Los ataques contra la supuesta clase “intelectual, pero idiota”, referida por Taleb, el desprecio por la ciencia que no beneficia directamente a la gente, la revancha presuntamente plebeya contra los privilegios de la academia y la investigación y, desde luego, la acusación por malversaciones atribuibles a personas exfuncionarias y científicas, son todas líneas argumentales que ya se habían escuchado con sonoridad fuera de México.
La novedad de su domesticación en tierra nacional es, sin embargo, la exageración de perseguir criminalmente al objeto de la revancha.

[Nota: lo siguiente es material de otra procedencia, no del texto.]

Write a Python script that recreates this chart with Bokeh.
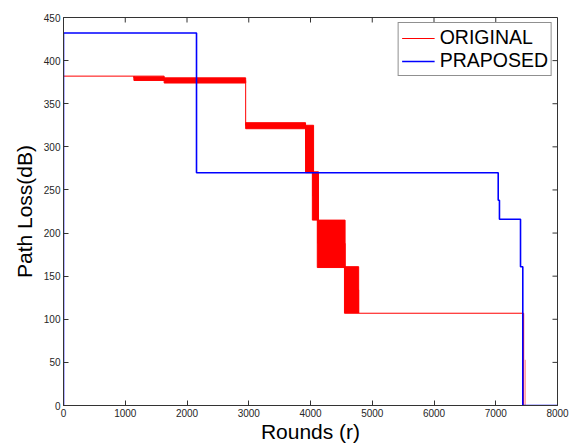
import math
from bokeh.plotting import figure
from bokeh.models import FixedTicker, Legend, LegendItem, Range1d
from bokeh.embed import file_html
from bokeh.resources import INLINE

# ---- data ----
x_ticks = [0, 1000, 2000, 3000, 4000, 5000, 6000, 7000, 8000]
y_ticks = [0, 50, 100, 150, 200, 250, 300, 350, 400, 450]
x_min, x_max = 0, 8000
y_min, y_max = 0, 450

# ORIGINAL (red): thin step line
orig_x = [0, 0, 1140, 1140, 1630, 1630, 2950, 2950, 3920, 3920, 4040, 4040,
          4120, 4120, 4560, 4560, 4780, 4780, 7452, 7452]
orig_y = [0, 382, 382, 380, 380, 377, 377, 325, 325, 298, 298, 243,
          243, 188, 188, 134, 134, 107, 107, 0]
# ORIGINAL (red): oscillating parts drawn as filled bands
band_left = [1140, 1630, 2950, 3920, 4030, 4110, 4550]
band_right = [1630, 2950, 3920, 4050, 4130, 4560, 4780]
band_bottom = [377, 374, 321, 270, 215, 160, 107]
band_top = [382, 380, 328, 325, 271, 215, 161]
# faint trailing red segment
tail_x = [7478, 7478]
tail_y = [0, 53]

# PRAPOSED (blue)
prop_x = [0, 0, 2154, 2154, 7040, 7040, 7060, 7060, 7401, 7401, 7438, 7438, 8000]
prop_y = [0, 432, 432, 270, 270, 238, 238, 216, 216, 161, 161, 0, 0]

FONT = "Liberation Sans"
AX = "#333333"

p = figure(width=569, height=445, output_backend="svg", toolbar_location=None,
           x_range=Range1d(x_min, x_max), y_range=Range1d(y_min, y_max),
           min_border_left=63, min_border_right=12, min_border_top=17,
           min_border_bottom=38, x_axis_label="Rounds (r)",
           y_axis_label="Path Loss(dB)")
p.xgrid.visible = False
p.ygrid.visible = False
p.outline_line_color = AX
p.outline_line_width = 1
p.background_fill_color = "white"
p.border_fill_color = "white"

for ax, ticks in ((p.xaxis[0], x_ticks), (p.yaxis[0], y_ticks)):
    ax.ticker = FixedTicker(ticks=ticks)
    ax.major_tick_in = 5
    ax.major_tick_out = 0
    ax.minor_tick_in = 0
    ax.minor_tick_out = 0
    ax.axis_line_color = AX
    ax.major_tick_line_color = AX
    ax.major_label_text_font = FONT
    ax.major_label_text_font_size = "10px"
    ax.major_label_text_color = "#262626"
    ax.major_label_standoff = 3
    ax.axis_label_text_font = FONT
    ax.axis_label_text_font_size = "21px"
    ax.axis_label_text_font_style = "normal"
    ax.axis_label_text_color = "black"
p.xaxis[0].axis_label_standoff = 0
p.yaxis[0].axis_label_standoff = 5

# inward ticks on the top and right edges of the box
p.ray(x=x_ticks, y=[y_max] * len(x_ticks), length=5, length_units="screen",
      angle=-math.pi / 2, line_color=AX, line_width=1)
p.ray(x=[x_max] * len(y_ticks), y=y_ticks, length=5, length_units="screen",
      angle=math.pi, line_color=AX, line_width=1)

p.quad(left=band_left, right=band_right, bottom=band_bottom, top=band_top,
       fill_color="#ff0000", line_color="#ff0000", line_width=1)
r_orig = p.line(orig_x, orig_y, line_color="#ff0000", line_width=1)
p.line(tail_x, tail_y, line_color="#ff0000", line_width=1, line_alpha=0.45)
r_prop = p.line(prop_x, prop_y, line_color="#0000ff", line_width=1.6)

legend = Legend(items=[LegendItem(label="ORIGINAL", renderers=[r_orig]),
                       LegendItem(label="PRAPOSED", renderers=[r_prop])],
                location="top_right")
legend.margin = 5
legend.padding = 3
legend.spacing = 0
legend.label_standoff = 5
legend.glyph_width = 33
legend.glyph_height = 22
legend.label_height = 22
legend.label_text_font = FONT
legend.label_text_font_size = "19.5px"
legend.label_text_color = "black"
legend.border_line_color = "#222222"
legend.border_line_width = 1
legend.background_fill_alpha = 1
p.add_layout(legend, "center")

open("out.html", "w").write(file_html(p, INLINE))
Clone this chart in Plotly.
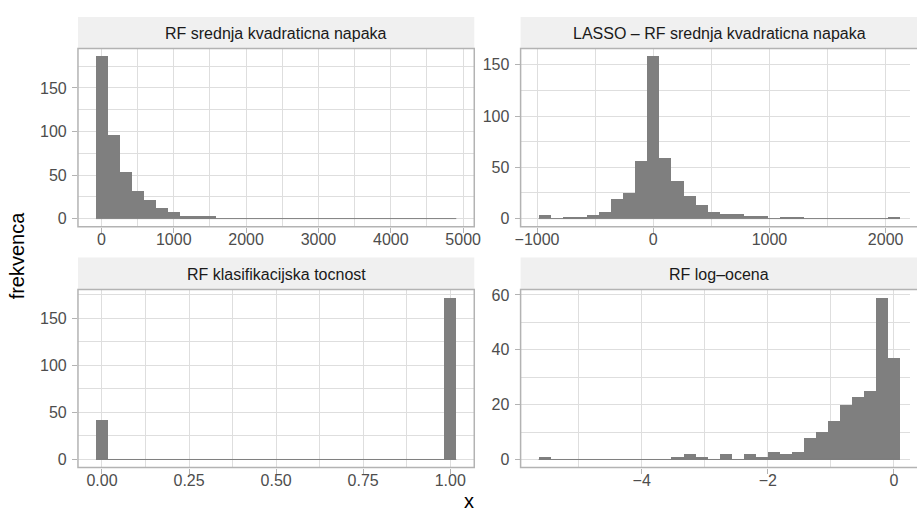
import numpy as np
import plotly.graph_objects as go

W, H = 917, 514

# ---------------- data (histogram counts, 30 bins each) ----------------
titles = ["RF srednja kvadraticna napaka",
          "LASSO \u2013 RF srednja kvadraticna napaka",
          "RF klasifikacijska tocnost",
          "RF log\u2013ocena"]

mse_bin_start, mse_bin_width = -75.0, 166.0
mse_counts = [186, 95, 53, 31, 21, 12, 7, 2, 2, 2,
              0, 0, 0, 0, 0, 0, 0, 0, 0, 0,
              0, 0, 0, 0, 0, 0, 0, 0, 0, 0]

diff_bin_start, diff_bin_width = -986.0, 103.6
diff_counts = [3, 0, 1, 1, 3, 6, 19, 25, 56, 158,
               59, 36, 22, 13, 6, 4, 4, 2, 2, 0,
               1, 1, 0, 0, 0, 0, 0, 0, 0, 1]

acc_bin_start, acc_bin_width = -0.5 / 29, 1 / 29
acc_counts = [42] + [0] * 28 + [172]

log_bin_start, log_bin_width = -5.6355, 0.191
log_counts = [1, 0, 0, 0, 0, 0, 0, 0, 0, 0,
              0, 1, 2, 1, 0, 2, 0, 2, 1, 3,
              2, 3, 8, 10, 14, 20, 23, 25, 59, 37]

x_major = [[0, 1000, 2000, 3000, 4000, 5000],
           [-1000, 0, 1000, 2000],
           [0, 0.25, 0.5, 0.75, 1.0],
           [-4, -2, 0]]
x_labels = [["0", "1000", "2000", "3000", "4000", "5000"],
            ["\u22121000", "0", "1000", "2000"],
            ["0.00", "0.25", "0.50", "0.75", "1.00"],
            ["\u22124", "\u22122", "0"]]
x_minor = [[500, 1500, 2500, 3500, 4500],
           [-500, 500, 1500],
           [0.125, 0.375, 0.625, 0.875],
           [-5, -3, -1]]
y_major = [[0, 50, 100, 150], [0, 50, 100, 150], [0, 50, 100, 150], [0, 20, 40, 60]]
y_minor = [[25, 75, 125, 175], [25, 75, 125], [25, 75, 125, 175], [10, 30, 50]]

panels = [(mse_bin_start, mse_bin_width, mse_counts),
          (diff_bin_start, diff_bin_width, diff_counts),
          (acc_bin_start, acc_bin_width, acc_counts),
          (log_bin_start, log_bin_width, log_counts)]

# ---------------- layout geometry (pixels) ----------------
rects = [(73, 475, 45.7, 225.0),
         (522, 925, 45.7, 225.0),
         (73, 475, 288.3, 467.3),
         (522, 925, 288.3, 467.3)]
strip_tops = [14.0, 14.0, 256.0, 256.0]

BAR = "#7F7F7F"
GRID = "#DEDEDE"
BORDER = "#B3B3B3"
TICKTXT = "#4D4D4D"
FONT = "Liberation Sans, Arial, Helvetica, sans-serif"

fig = go.Figure()
shapes = []
annotations = []
layout_axes = {}

for i, (start, w, counts) in enumerate(panels):
    k = i + 1
    xs = "" if k == 1 else str(k)
    counts = np.array(counts, dtype=float)
    n = len(counts)
    centers = start + w * (np.arange(n) + 0.5)
    end = start + w * n
    span = end - start
    lo, hi = start - 0.05 * span, end + 0.05 * span
    ymax = counts.max()
    ylo, yhi = -0.05 * ymax, 1.05 * ymax

    x0, x1, y0, y1 = rects[i]
    vis_x1 = min(x1, W)
    vis_hi = lo + (vis_x1 - x0) / (x1 - x0) * (hi - lo)

    fig.add_trace(go.Scatter(x=[start, end], y=[0, 0], mode="lines",
                             line=dict(color=BAR, width=1),
                             xaxis="x" + xs, yaxis="y" + xs,
                             hoverinfo="skip", showlegend=False))
    fig.add_trace(go.Bar(x=centers, y=counts, width=w,
                         marker=dict(color=BAR, line=dict(width=0)),
                         xaxis="x" + xs, yaxis="y" + xs,
                         showlegend=False, hoverinfo="skip"))

    common = dict(showgrid=True, gridcolor=GRID, gridwidth=1.2,
                  zeroline=False, showline=False,
                  ticks="outside", ticklen=5, tickwidth=1.2, tickcolor=BORDER,
                  tickfont=dict(size=16, color=TICKTXT, family=FONT))
    layout_axes["xaxis" + xs] = dict(
        common, domain=[x0 / W, vis_x1 / W], range=[lo, vis_hi],
        anchor="y" + xs, tickmode="array", tickvals=x_major[i], ticktext=x_labels[i],
        ticklabelstandoff=-7,
        minor=dict(tickmode="array", tickvals=x_minor[i], showgrid=True,
                   gridcolor=GRID, gridwidth=0.6, ticks=""))
    layout_axes["yaxis" + xs] = dict(
        common, domain=[1 - y1 / H, 1 - y0 / H], range=[ylo, yhi],
        anchor="x" + xs, tickmode="array", tickvals=y_major[i],
        ticktext=[str(v) for v in y_major[i]],
        ticklabelstandoff=2,
        minor=dict(tickmode="array", tickvals=y_minor[i], showgrid=True,
                   gridcolor=GRID, gridwidth=0.6, ticks=""))

    # strip
    st = strip_tops[i]
    shapes.append(dict(type="rect", xref="paper", yref="paper",
                       x0=x0 / W, x1=x1 / W, y0=1 - y0 / H, y1=1 - st / H,
                       fillcolor="#F0F0F0", line=dict(width=0), layer="below"))
    annotations.append(dict(xref="paper", yref="paper",
                            x=((x0 + x1) / 2) / W, y=1 - ((st + y0) / 2 + 1) / H,
                            text=titles[i], showarrow=False,
                            xanchor="center", yanchor="middle",
                            font=dict(size=16, color="#1A1A1A", family=FONT)))
    # panel border
    shapes.append(dict(type="rect", xref="paper", yref="paper",
                       x0=x0 / W, x1=x1 / W, y0=1 - y1 / H, y1=1 - y0 / H,
                       fillcolor="rgba(0,0,0,0)", line=dict(color=BORDER, width=1.5),
                       layer="above"))

annotations.append(dict(xref="paper", yref="paper", x=470 / W, y=0,
                        text="x", showarrow=False, xanchor="center", yanchor="bottom",
                        font=dict(size=20, color="black", family=FONT)))
annotations.append(dict(xref="paper", yref="paper", x=11 / W, y=1 - 254 / H,
                        text="frekvenca", showarrow=False, textangle=-90,
                        xanchor="center", yanchor="middle",
                        font=dict(size=20, color="black", family=FONT)))

fig.update_layout(
    width=W, height=H, margin=dict(l=0, r=0, t=0, b=0),
    paper_bgcolor="white", plot_bgcolor="white",
    font=dict(family=FONT), bargap=0, showlegend=False,
    shapes=shapes, annotations=annotations, hovermode=False,
    **layout_axes)

fig.write_html("out.html", config=dict(displayModeBar=False))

Aunque muy lamentable, una cosa es reducir el presupuesto universitario o generalizar señalando a toda persona que se dedique a actividades intelectuales de ser deshonesta (o idiota camuflado) y otra muy distinta es querer ver a todos estos individuos retratados en la celda ocupada previamente por el peor de los criminales.
Como bien refirió en su día el filósofo inglés Isaiah Berlin, el antiintelectualismo –y su más próximo pariente: los movimientos antiilustrados– son expresiones sociales que, de tiempo en tiempo, ponen a girar las cosas, algunas veces para bien de la diversidad de los saberes y sobre todo de las voces que aportan conocimiento a la sociedad.
Recuerdan que nadie tiene el monopolio de la verdad ni de los métodos para aproximarse a ella; o, en términos de Taleb, aportan humildad ahí donde la arrogancia y la deshonestidad intelectual ganan sobre la ética científica.
Es rematadamente chocante y arbitraria la superioridad del elitismo intelectual y su respectiva condescendencia paternalista contra los saberes “plebeyos”. De ahí que la crítica tenga justificación, siempre y cuando no ocurra a partir de ella la misma generalización tan propia de ese elitismo.
Ahora que pasar de ahí a la persecución criminal con pretensiones de depuración, eso es otra cosa. Eso es, en términos de Elías Canetti, arrojar la antorcha a la pradera del odio con el único propósito de incinerar a una élite intelectual idiota por otra élite intelectual todavía más idiota.